Xiaoxing Xi, a Temple University physics professor who was arrested in 2015 and charged with spying but was later vindicated when the US government dropped its case against him, is not surprised by the new findings. He does, however, call it ‘a very important’ piece of analysis.

‘There are a lot of things that we know anecdotally – that people are scared, and many of them left the US for other places – but this report puts concrete numbers to it,’ he tells Crumpe. ‘It’s very important for us to know the effect that this fear factor is having inside of the academic community.’

Fifteen to one

Xi understands this fear. Before his arrest, he chaired Temple University physics department and had 15 people in his group working on nine federal research projects. Now he has one project that just one person is helping him with. ‘I saw what the government can do – they can twist something that is nothing into a reason to falsely charged me,’ Xi says.

In their paper, the researchers also point to figures indicating there has been a disproportionate drop in applications for US National Science Foundation grants by Asian American scientists. The application rate at the agency fell 17% between 2011 and 2020, compared with 28% for those submitted by Asian American researchers.

Xi notes that writing grant proposals and managing research awards is now very stressful because of anxiety that any small oversight or administrative mistake could lead to an arrest or legal battle.
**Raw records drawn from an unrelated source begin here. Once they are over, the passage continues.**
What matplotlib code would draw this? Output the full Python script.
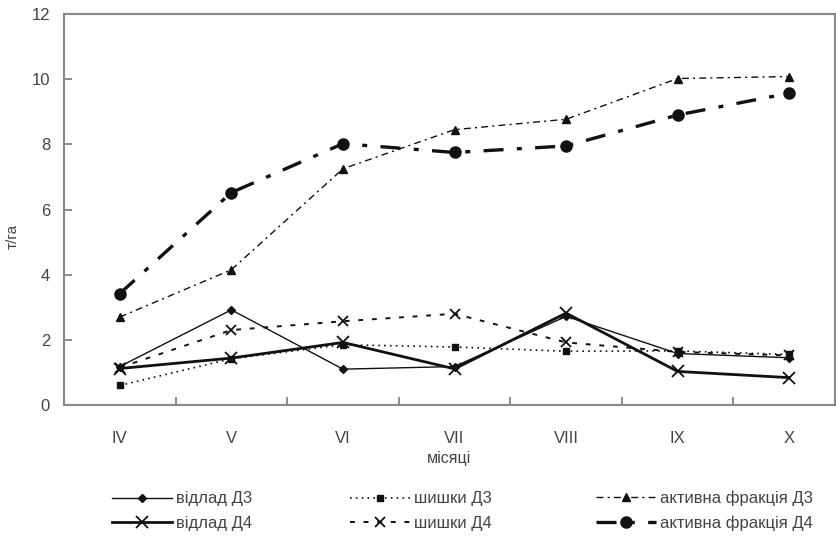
import matplotlib
matplotlib.use("Agg")
import matplotlib.pyplot as plt
from matplotlib.ticker import FixedLocator

plt.rcParams['font.family'] = ['Liberation Sans', 'DejaVu Sans']

months = ['IV', 'V', 'VI', 'VII', 'VIII', 'IX', 'X']

# т/га
vidlad_d3 = [1.18, 2.92, 1.10, 1.18, 2.72, 1.58, 1.45]
vidlad_d4 = [1.12, 1.44, 1.92, 1.11, 2.82, 1.03, 0.84]
shyshky_d3 = [0.60, 1.42, 1.85, 1.78, 1.65, 1.66, 1.55]
shyshky_d4 = [1.15, 2.30, 2.57, 2.80, 1.92, 1.63, 1.52]
aktyvna_d3 = [2.70, 4.15, 7.25, 8.45, 8.77, 10.02, 10.08]
aktyvna_d4 = [3.42, 6.52, 8.02, 7.75, 7.95, 8.90, 9.57]

x = list(range(len(months)))
ink = '#111111'
text_col = '#444444'

fig = plt.figure(figsize=(8.37, 5.39), dpi=100)
ax = fig.add_axes([64 / 837, 1 - 405 / 539, (835 - 64) / 837, (405 - 14) / 539])

l1, = ax.plot(x, vidlad_d3, color=ink, lw=1.0, marker='D', ms=4, label='відлад Д3')
l2, = ax.plot(x, vidlad_d4, color=ink, lw=2.0, marker='x', ms=9, mew=1.3, label='відлад Д4')
l3, = ax.plot(x, shyshky_d3, color=ink, lw=1.2, ls=(0, (1, 2.5)), marker='s', ms=5,
              label='шишки Д3')
l4, = ax.plot(x, shyshky_d4, color=ink, lw=1.4, ls=(0, (2.5, 4.5)), marker='x', ms=7,
              mew=1.3, label='шишки Д4')
l5, = ax.plot(x, aktyvna_d3, color=ink, lw=1.0, ls=(0, (5, 3, 1.5, 3)), marker='^', ms=6,
              label='активна фракція Д3')
l6, = ax.plot(x, aktyvna_d4, color=ink, lw=2.4, ls=(0, (6, 4, 1.5, 4)), marker='o', ms=8,
              label='активна фракція Д4')

ax.set_xlim(-0.5, 6.41)
ax.set_ylim(0, 12)
ax.set_yticks([0, 2, 4, 6, 8, 10, 12])
ax.set_xticks(x)
ax.set_xticklabels(months)
ax.xaxis.set_minor_locator(FixedLocator([i + 0.5 for i in range(6)]))

ax.tick_params(axis='x', which='major', length=0, pad=19, labelsize=12, labelcolor=text_col)
ax.tick_params(axis='x', which='minor', direction='in', length=6, width=1.2, color='#777777')
ax.tick_params(axis='y', direction='in', length=6, width=1.2, color='#777777', pad=10,
               labelsize=12, labelcolor=text_col)

for s in ax.spines.values():
    s.set_color('#888888')
    s.set_linewidth(1.5)

ax.set_xlabel('місяці', fontsize=11.5, color=text_col, labelpad=3)
ax.set_ylabel('т/га', fontsize=11, color=text_col)
ax.yaxis.set_label_coords(-0.058, 0.43)

# three single-column legends so each column sits where it does in the original
groups = [(l1, l2, 104), (l3, l4, 342), (l5, l6, 588)]
for a, b, left in groups:
    leg = fig.legend([a, b], [a.get_label(), b.get_label()], loc='lower left',
                     bbox_to_anchor=(left / 837, 0.0), frameon=False, fontsize=12,
                     handlelength=3.6, handletextpad=0.25, labelspacing=0.55,
                     borderpad=0.3, borderaxespad=0.2)
    for t in leg.get_texts():
        t.set_color(text_col)

fig.savefig('out.png', dpi=100)
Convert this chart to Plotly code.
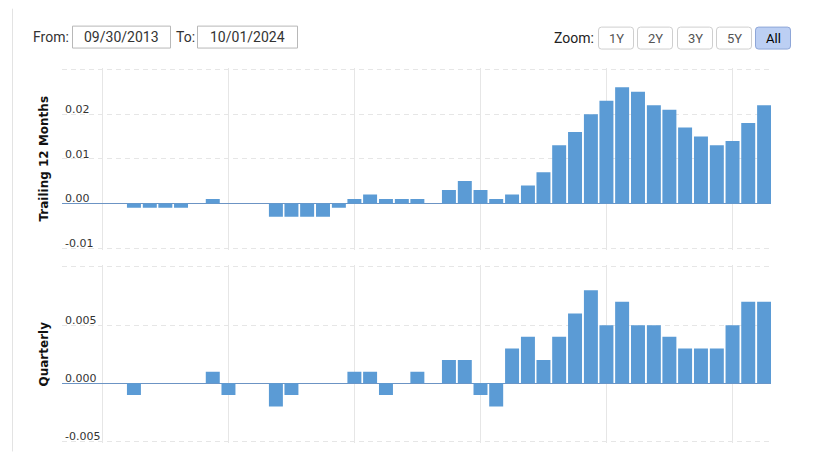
import plotly.graph_objects as go

# ---------------- data ----------------
quarter_dates = [
    "2013-09-30", "2013-12-31", "2014-03-31", "2014-06-30", "2014-09-30", "2014-12-31",
    "2015-03-31", "2015-06-30", "2015-09-30", "2015-12-31", "2016-03-31", "2016-06-30",
    "2016-09-30", "2016-12-31", "2017-03-31", "2017-06-30", "2017-09-30", "2017-12-31",
    "2018-03-31", "2018-06-30", "2018-09-30", "2018-12-31", "2019-03-31", "2019-06-30",
    "2019-09-30", "2019-12-31", "2020-03-31", "2020-06-30", "2020-09-30", "2020-12-31",
    "2021-03-31", "2021-06-30", "2021-09-30", "2021-12-31", "2022-03-31", "2022-06-30",
    "2022-09-30", "2022-12-31", "2023-03-31", "2023-06-30", "2023-09-30", "2023-12-31",
    "2024-03-31", "2024-06-30", "2024-09-30",
]
ttm_values = [
    0.0, 0.0, 0.0, 0.0, -0.001, -0.001, -0.001, -0.001, 0.0, 0.001, 0.0, 0.0,
    0.0, -0.003, -0.003, -0.003, -0.003, -0.001, 0.001, 0.002, 0.001, 0.001, 0.001, 0.0,
    0.003, 0.005, 0.003, 0.001, 0.002, 0.004, 0.007, 0.013, 0.016, 0.020, 0.023, 0.026,
    0.025, 0.022, 0.021, 0.017, 0.015, 0.013, 0.014, 0.018, 0.022,
]
quarterly_values = [
    0.0, 0.0, 0.0, 0.0, -0.001, 0.0, 0.0, 0.0, 0.0, 0.001, -0.001, 0.0,
    0.0, -0.002, -0.001, 0.0, 0.0, 0.0, 0.001, 0.001, -0.001, 0.0, 0.001, 0.0,
    0.002, 0.002, -0.001, -0.002, 0.003, 0.004, 0.002, 0.004, 0.006, 0.008, 0.005, 0.007,
    0.005, 0.005, 0.004, 0.003, 0.003, 0.003, 0.005, 0.007, 0.007,
]
top_tickvals = [-0.01, 0.0, 0.01, 0.02, 0.03]
top_ticktext = ["-0.01", "0.00", "0.01", "0.02", ""]
bot_tickvals = [-0.005, 0.0, 0.005, 0.01]
bot_ticktext = ["-0.005", "0.000", "0.005", ""]
grid_dates = ["2014-03-31", "2016-03-31", "2018-03-31", "2020-03-31", "2022-03-31", "2024-03-31"]
from_date = "09/30/2013"
to_date = "10/01/2024"
zoom_buttons = ["1Y", "2Y", "3Y", "5Y", "All"]
selected_button = "All"

# ---------------- layout geometry ----------------
# the page body has an 8px default margin, so the figure is drawn 8px in
OFF = 8
PAD = 1.5                    # keep edge gridlines just inside the plot area
TOP_Y0, TOP_Y1 = 69, 248     # window px of top panel range ends
BOT_Y0, BOT_Y1 = 267, 442    # window px of bottom panel range ends
W, H = 815 - OFF, 452 - OFF
ML, MR = 62 - OFF, 44
MT = TOP_Y0 - PAD - OFF
MB = H - (BOT_Y1 + PAD - OFF)
PW, PH = W - ML - MR, H - MT - MB


def px(x):  # window pixel -> paper x
    return (x - OFF - ML) / PW


def py(y):  # window pixel -> paper y
    return (H - MB - (y - OFF)) / PH


top_lo, top_hi = -0.01, 0.03
bot_lo, bot_hi = -0.005, 0.01
s_top = (top_hi - top_lo) / (TOP_Y1 - TOP_Y0)
s_bot = (bot_hi - bot_lo) / (BOT_Y1 - BOT_Y0)

BAR_COLOR = "#5b9bd5"
GRID = "#e6e6e6"
DAY_MS = 86400000

fig = go.Figure()
fig.add_trace(go.Bar(x=quarter_dates, y=ttm_values, xaxis="x", yaxis="y",
                     marker=dict(color=BAR_COLOR, line=dict(width=0)),
                     width=[81 * DAY_MS] * len(quarter_dates),
                     name="Trailing 12 Months", hoverinfo="x+y"))
fig.add_trace(go.Bar(x=quarter_dates, y=quarterly_values, xaxis="x2", yaxis="y2",
                     marker=dict(color=BAR_COLOR, line=dict(width=0)),
                     width=[81 * DAY_MS] * len(quarter_dates),
                     name="Quarterly", hoverinfo="x+y"))

xcommon = dict(type="date", range=["2013-08-09", "2024-11-09"], tickvals=grid_dates,
               showticklabels=False, showgrid=True, gridcolor=GRID, gridwidth=1,
               zeroline=False, showline=False, ticks="", automargin=False)
ycommon = dict(showgrid=True, gridcolor=GRID, gridwidth=1, griddash="5px,4px",
               zeroline=True, zerolinecolor="#6c94c4", zerolinewidth=1,
               showline=False, ticks="", ticklabelposition="inside",
               ticklabeloverflow="allow",
               ticklabelshift=-5, ticklabelstandoff=0, automargin=False,
               tickfont=dict(family="DejaVu Sans", size=11, color="#333333"))
title_font = dict(family="DejaVu Sans", size=12, color="#111111", weight="bold")

top_domain = [py(TOP_Y1 + PAD), py(TOP_Y0 - PAD)]
bot_domain = [py(BOT_Y1 + PAD), py(BOT_Y0 - PAD)]

fig.update_layout(
    width=W, height=H,
    margin=dict(l=ML, r=MR, t=MT, b=MB, autoexpand=False),
    paper_bgcolor="white", plot_bgcolor="white",
    showlegend=False, bargap=0.1,
    xaxis=dict(anchor="y", domain=[0, 1], **xcommon),
    xaxis2=dict(anchor="y2", domain=[0, 1], matches="x", **xcommon),
    yaxis=dict(anchor="x", domain=top_domain,
               range=[top_lo - PAD * s_top, top_hi + PAD * s_top],
               tickvals=top_tickvals, ticktext=top_ticktext,
               title=dict(text="Trailing 12 Months", font=title_font, standoff=13),
               **ycommon),
    yaxis2=dict(anchor="x2", domain=bot_domain,
                range=[bot_lo - PAD * s_bot, bot_hi + PAD * s_bot],
                tickvals=bot_tickvals, ticktext=bot_ticktext,
                title=dict(text="Quarterly", font=title_font, standoff=13),
                **ycommon),
)


def rounded_rect(x0, y0, x1, y1, r):
    X0, X1 = px(x0), px(x1)
    Y0, Y1 = py(y0), py(y1)  # Y0 is top (larger paper y)
    rx, ry = r / PW, r / PH
    return (f"M {X0+rx},{Y0} L {X1-rx},{Y0} Q {X1},{Y0} {X1},{Y0-ry} "
            f"L {X1},{Y1+ry} Q {X1},{Y1} {X1-rx},{Y1} L {X0+rx},{Y1} "
            f"Q {X0},{Y1} {X0},{Y1+ry} L {X0},{Y0-ry} Q {X0},{Y0} {X0+rx},{Y0} Z")


shapes = []
# container frame (left border)
shapes.append(dict(type="line", xref="paper", yref="paper", x0=px(12.5), x1=px(12.5),
                   y0=py(8), y1=py(452), line=dict(color="#e3e3e3", width=1)))
# date input boxes
for (a, b) in [(72, 170), (197, 297)]:
    shapes.append(dict(type="rect", xref="paper", yref="paper", x0=px(a + 0.5), x1=px(b + 0.5),
                       y0=py(25.5), y1=py(47.5), fillcolor="white",
                       line=dict(color="#b8b8b8", width=1)))
# zoom buttons
btn_x = [(598, 633), (637, 672), (677, 712), (716, 751), (755, 790)]
for label, (a, b) in zip(zoom_buttons, btn_x):
    sel = label == selected_button
    shapes.append(dict(type="path", xref="paper", yref="paper",
                       path=rounded_rect(a + 0.5, 26.5, b + 0.5, 48.5, 3),
                       fillcolor="#bccff3" if sel else "white",
                       line=dict(color="#8ea6d8" if sel else "#cfcfcf", width=1)))

annotations = []
ctrl_font = dict(family="Roboto", size=14, color="#333333")
annotations.append(dict(text="From:", x=px(31), y=py(36.5), xref="paper", yref="paper",
                        xanchor="left", yanchor="middle", showarrow=False, font=ctrl_font))
annotations.append(dict(text=from_date, x=px(121), y=py(36.5), xref="paper", yref="paper",
                        xanchor="center", yanchor="middle", showarrow=False, font=ctrl_font))
annotations.append(dict(text="To:", x=px(174), y=py(36.5), xref="paper", yref="paper",
                        xanchor="left", yanchor="middle", showarrow=False, font=ctrl_font))
annotations.append(dict(text=to_date, x=px(247), y=py(36.5), xref="paper", yref="paper",
                        xanchor="center", yanchor="middle", showarrow=False, font=ctrl_font))
annotations.append(dict(text="Zoom:", x=px(552), y=py(37.5), xref="paper", yref="paper",
                        xanchor="left", yanchor="middle", showarrow=False,
                        font=dict(family="Roboto", size=14, color="#222222")))
for label, (a, b) in zip(zoom_buttons, btn_x):
    annotations.append(dict(text=label, x=px((a + b) / 2 + 0.5), y=py(37.5), xref="paper",
                            yref="paper", xanchor="center", yanchor="middle", showarrow=False,
                            font=dict(family="Roboto", size=13,
                                      color="#000000" if label == selected_button else "#555555")))

fig.update_layout(shapes=shapes, annotations=annotations)
fig.write_html("out.html")
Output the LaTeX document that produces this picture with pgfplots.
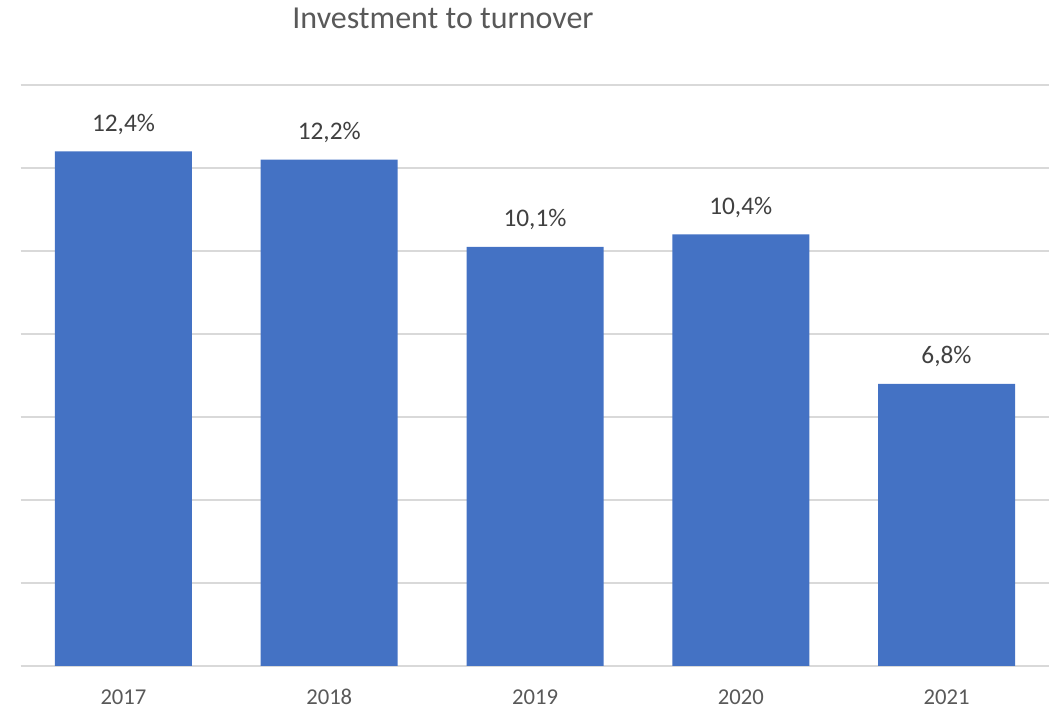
\documentclass[border=0pt]{standalone}
\usepackage{pgfplots}
\pgfplotsset{compat=1.18}
\usepackage{fontspec}
\setmainfont{Carlito}
\definecolor{barblue}{HTML}{4472C4}
\definecolor{gridgray}{HTML}{D9D9D9}
\definecolor{txtgray}{HTML}{595959}
\definecolor{lblgray}{HTML}{404040}
\begin{document}
\begin{tikzpicture}
\begin{axis}[
  at={(0,0)}, anchor=south west,
  scale only axis,
  width=771.6pt, height=435.75pt,
  xmin=-0.5, xmax=4.5,
  ymin=0, ymax=14,
  ytick={0,2,4,6,8,10,12,14},
  yticklabels={},
  ymajorgrids,
  grid style={gridgray, line width=1.1pt},
  axis line style={draw=none},
  major tick length=0pt,
  xtick=data,
  xticklabels={2017,2018,2019,2020,2021},
  xticklabel style={font=\fontsize{17}{20}\selectfont, text=txtgray, anchor=base, yshift=-29pt},
  ybar, bar width=102.75pt,
  clip=false,
  /pgf/number format/assume math mode=true,
  nodes near coords={\pgfmathprintnumber[fixed, fixed zerofill, precision=1, use comma, assume math mode=true]{\pgfplotspointmeta}\%},
  nodes near coords style={font=\fontsize{19}{22}\selectfont, text=lblgray, anchor=base, yshift=15pt},
]
\addplot[fill=barblue, draw=none] coordinates {(0,12.4) (1,12.2) (2,10.1) (3,10.4) (4,6.8)};
\end{axis}
\node[font=\fontsize{24}{28}\selectfont, text=txtgray] at (316.8pt,486pt) {Investment to turnover};
\pgfresetboundingbox
\useasboundingbox (-15.45pt,-32.25pt) rectangle (772.8pt,499.5pt);
\end{tikzpicture}
\end{document}
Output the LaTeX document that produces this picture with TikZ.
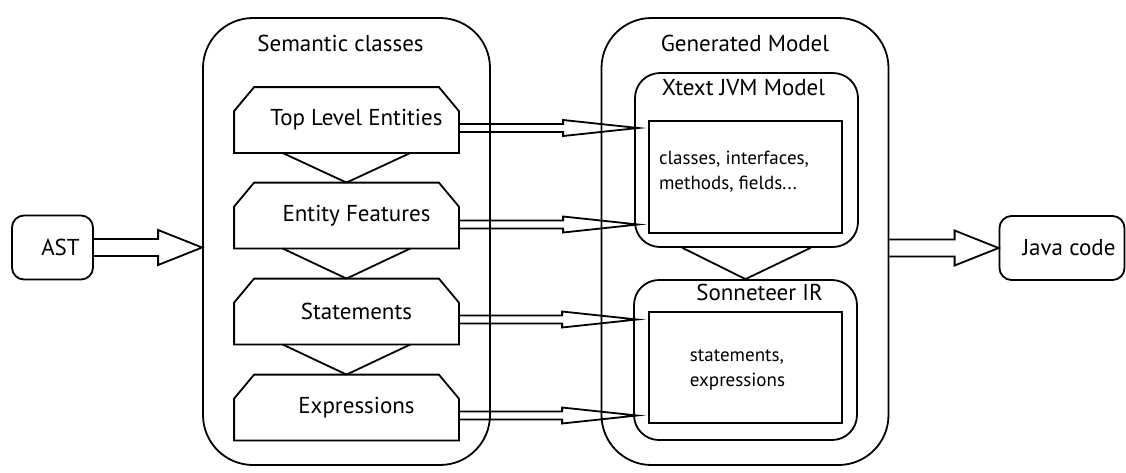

He recalls a recent family trip to China where he met with several researchers who used to work in the US, some of whom were prosecuted by the US government and lost their jobs, and says they are now pursuing productive research careers in China.

‘What the DOJ has done is to precisely damage the US innovation ecosystem, by driving away this talent and scaring away people who would have come to this country,’ Xi states.

Lukas Fiala, China foresight project coordinator at the London School of Economics’ policy think tank Ideas, is also concerned. ‘The numbers illustrate the difficult balancing act in protecting intellectual property and limiting technology transfers in sensitive areas while creating an environment that encourages scientific exchange for collective advancement in areas of research where this should be possible,’ he says. ‘It is paramount to establish clear guardrails for scientific cooperation with Chinese institutions, as well as to reassure researchers of Asian and/or Chinese descent in the US of their central role in the US S&T research and development ecosystem to prevent discrimination.’